It's the last Sunday of the month. Your ten-year-old opens Famnly before breakfast, taps the allowance card, and sees a number: 84%. Full payout. No Saturday-night scramble to catch up, no bargaining at the kitchen table, no last-minute trash run staged for the audience of one parent who happens to be looking.
The reason it worked isn't that the app finally shamed them into compliance. It's that the app had been quietly counting every Tuesday. Every morning bed-made. Every Thursday dish-dry. The month wasn't a test at the end. The month was the thing.
Why allowance and chores keep misfiring
Most allowance setups land in one of two modes. Either allowance is a flat monthly amount that arrives regardless of what happened — which the kid experiences as income, not outcome — or it's a per-chore bounty, a few kronor each, which turns every dish into a negotiation and every Sunday into a ledger. Neither mode teaches the thing the allowance is actually for.

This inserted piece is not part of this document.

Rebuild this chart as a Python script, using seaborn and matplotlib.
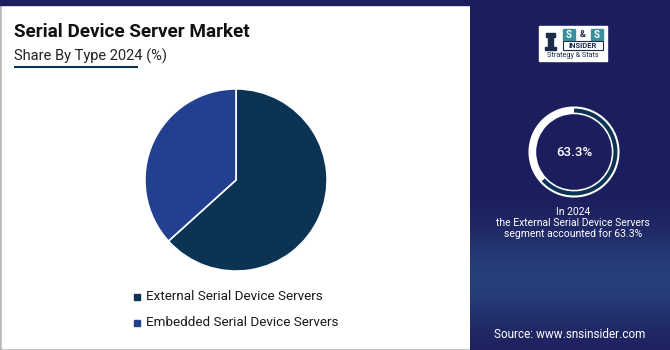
import numpy as np
import matplotlib
matplotlib.use("Agg")
import matplotlib.pyplot as plt
from matplotlib.patches import Rectangle
import seaborn as sns

# ---- data ----
segments = ["External Serial Device Servers", "Embedded Serial Device Servers"]
shares = [63.3, 36.7]
highlight_share = 63.3
highlight_year = "2024"
highlight_segment = "External Serial Device Servers"

title = "Serial Device Server Market"
subtitle = "Share By Type 2024 (%)"
source = "Source: www.snsinsider.com"

# ---- style ----
sns.set_theme(style="white")
plt.rcParams["font.family"] = ["Roboto", "DejaVu Sans"]

colors = ["#0b3354", "#233f8f"]
navy = "#1c1d5c"

W, H = 670, 350
fig = plt.figure(figsize=(W / 100, H / 100), dpi=100)


def fx(x):
    return x / W


def fy(y):
    return 1 - y / H


# background canvas in pixel coordinates
bg = fig.add_axes([0, 0, 1, 1])
bg.axis("off")

# left white panel with thin grey frame
bg.add_patch(Rectangle((0, 0), 470, H, color="#b8b8bc", zorder=0))
bg.add_patch(Rectangle((1.5, 0), 468, H - 2.5, color="white", zorder=1))
# top navy band
bg.add_patch(Rectangle((0, 0), W, 5, color=navy, zorder=2))

# right navy panel with soft vertical gradient
grad_y = np.linspace(0, 1, 200)
band = np.exp(-((grad_y - 0.80) / 0.14) ** 2)
top_c = np.array(matplotlib.colors.to_rgb(navy))
mid_c = np.array(matplotlib.colors.to_rgb("#27407a"))
img = top_c[None, :] * (1 - band[:, None]) + mid_c[None, :] * band[:, None]
img = np.repeat(img[:, None, :], 2, axis=1)
bg.imshow(img, extent=(470, W, H, 0), aspect="auto", zorder=2, interpolation="bilinear")
bg.set_xlim(0, W)
bg.set_ylim(H, 0)

# title block
bg.text(14, 32, title, fontsize=13.6, fontweight="bold", color="#111111",
        va="center", ha="left", zorder=3)
bg.text(14, 56, subtitle, fontsize=10.5, color="#222222",
        va="center", ha="left", zorder=3)
bg.plot([14, 138], [67, 67], color="#0b3354", lw=1.5, zorder=3, solid_capstyle="butt")

# main pie
R = 92
pie_ax = fig.add_axes([fx(236 - R), fy(180 + R), fx(2 * R), 2 * R / H])
pie_ax.pie(shares, colors=colors, startangle=90, counterclock=False,
           wedgeprops=dict(edgecolor="white", linewidth=1.2))
pie_ax.set_xlim(-1.01, 1.01)
pie_ax.set_ylim(-1.01, 1.01)
pie_ax.set_aspect("equal")

# legend
for i, (lab, c) in enumerate(zip(segments, colors)):
    y = 297 + i * 26
    bg.add_patch(Rectangle((134, y - 3), 6, 6, color=c, zorder=3))
    bg.text(146, y, lab, fontsize=9.7, color="#1a1a1a", va="center", ha="left", zorder=3)

# logo
bg.add_patch(Rectangle((539, 26), 68, 35, color="white", zorder=3))
bg.add_patch(Rectangle((563, 29), 12, 11, color="#3b8f9a", zorder=4))
bg.add_patch(Rectangle((591, 29), 12, 11, color="#3b8f9a", zorder=4))
bg.text(569, 34.5, "S", fontsize=7, color="white", fontweight="bold", ha="center", va="center", zorder=5)
bg.text(583, 34.5, "&", fontsize=6.5, color="#1c2b4a", fontweight="bold", ha="center", va="center", zorder=5)
bg.text(597, 34.5, "S", fontsize=7, color="white", fontweight="bold", ha="center", va="center", zorder=5)
bg.add_patch(Rectangle((563, 41), 40, 9, facecolor="white", edgecolor="#1c2b4a", lw=0.8, zorder=4))
bg.text(583, 45.5, "INSIDER", fontsize=5.5, color="#1c2b4a", fontweight="bold",
        ha="center", va="center", zorder=5)
bg.text(573, 55.5, "Strategy & Stats", fontsize=5.2, color="#1c2b4a",
        ha="center", va="center", zorder=5)
# small chess-piece style mark
bg.add_patch(Rectangle((546, 33), 9, 4, color="#1c2b4a", zorder=4))
bg.add_patch(Rectangle((548, 37), 5, 10, color="#1c2b4a", zorder=4))
bg.add_patch(Rectangle((545, 47), 11, 3, color="#1c2b4a", zorder=4))

# ring showing the highlighted share
r = 46
ring_ax = fig.add_axes([fx(574 - r), fy(152 + r), fx(2 * r), 2 * r / H])
ring_ax.pie([1], colors=["white"], radius=1.0, startangle=90,
            wedgeprops=dict(width=0.17, edgecolor="none"))
ring_ax.pie([highlight_share, 100 - highlight_share], colors=["#0b3354", (0, 0, 0, 0)],
            radius=0.955, startangle=90, counterclock=False,
            wedgeprops=dict(width=0.09, edgecolor="none"))
ring_ax.set_xlim(-1.01, 1.01)
ring_ax.set_ylim(-1.01, 1.01)
ring_ax.set_aspect("equal")
ring_ax.text(0, 0, f"{highlight_share}%", fontsize=9.5, fontweight="medium",
             color="white", ha="center", va="center")

# ring caption
bg.text(573, 212, f"In {highlight_year}", fontsize=7.5, color="white", ha="center", va="center", zorder=3)
bg.text(573, 223, f"the {highlight_segment}", fontsize=7.5, color="white", ha="center", va="center", zorder=3)
bg.text(573, 234, f"segment accounted for {highlight_share}%", fontsize=7.5, color="white",
        ha="center", va="center", zorder=3)

bg.text(570, 334, source, fontsize=8.5, color="white", ha="center", va="center", zorder=3)

fig.savefig("out.png", dpi=100)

The lesson you want a ten-year-old to learn isn't "labor has a price" — they'll get that later, in far more complicated ways. The lesson at this age is more boring and more useful: most of what earns money is showing up. Not heroics. Not the perfect week. Just the repeated, unglamorous, Tuesday-morning version of doing the thing you said you'd do.
The lesson isn't "work earns money". It's "most days earns money".
How the 80% rule works
When you set up allowance in Famnly, you pick three things per child: an amount, a currency, and a minimum completion rate. The default is 80%. That means: if the kid completes at least 80% of this month's allowance-tagged chores, they get the full amount. Below that, the payout is proportional to what they actually did.
A child whose target is 500 kr at 80% who completes 84% gets 500 kr. A child who completes 60% gets 375 kr. A child who completes 20% gets 100 kr. Nothing is zero unless nothing happened. The curve is gentle on purpose — the point is not to punish a bad week, it's to make a good month feel visibly different from a poor one.

The separation you want: allowance and points are different things
Famnly runs two reward systems in parallel, and keeping them separate is the whole design. Every chore you create is either an allowance chore or a points chore. Not both. A chore that counts for allowance doesn't pay out reward points; a chore that earns points doesn't move the allowance percentage.
The reason is that these two things teach different lessons and shouldn't cross-contaminate. Allowance chores are the baseline — the bed, the dishwasher, the dog. Those are the things a family member does because they live in the family. Points chores are extras — the garage you didn't have to help with, the baby brother you watched while a parent cooked. Those are the things the household notices, and a kid can turn into ice cream or screen time at the Rewards marketplace.
How to decide which chore goes where
- Daily routines (making a bed, feeding a pet, unloading the dishwasher) — allowance. These are the ones you want consistency on, which is what the 80% rule measures.
- Weekly maintenance (bathroom wipe-down, taking out recycling) — allowance. Same principle: the month is the unit, not the task.
- Bigger or ad-hoc tasks (washing the car, raking leaves, helping a sibling with homework) — points. These are where the kid gets to opt in and feel the earn.
- Anything you'd feel weird paying per-completion for (being kind, doing well on a test) — don't put it in chores at all.
Setting it up in about ten minutes
- 1Open the Rewards tab and add an allowance rule for each kid: amount, currency, minimum completion (80% is the default — leave it unless you have a reason to change it).
- 2Go through the chores you already have and mark the ones that should count for allowance. A good first cut is three to five recurring chores per kid. More than that and the percentage stops feeling like a reachable bar.
- 3Tell the kid what the deal is, in one sentence: "If you do most of your chores most days, you get the full amount. If you miss a lot, you get less." Show them the allowance card. They'll check it themselves from then on.
- 4At the end of the first month, open the payout. You either pay the amount Famnly shows or you don't — the number is already calculated. Mark it paid. That's the loop.
What the 80% rule is and isn't teaching
This isn't a budgeting lesson. A ten-year-old with 500 kr isn't going to build a savings habit from a pie chart. It isn't a lesson in the labor market either — real jobs don't pay proportionally for 60% attendance.
What it teaches is narrower and, at this age, more important. It teaches what consistency feels like when it's paid out. The kid who makes their bed on a Tuesday they didn't want to, and then again on a Wednesday, and then notices on the 28th that the allowance card ticked from 78% to 81% — that kid has learned something nothing else in their life is set up to teach them. Which is that most of what works is just keeping going.
The Saturday-night scramble doesn't teach that. The flat monthly envelope doesn't teach that. A proportional payout, tied to a simple threshold, visible on the kid's own screen every day of the month — that's a shape that matches the lesson.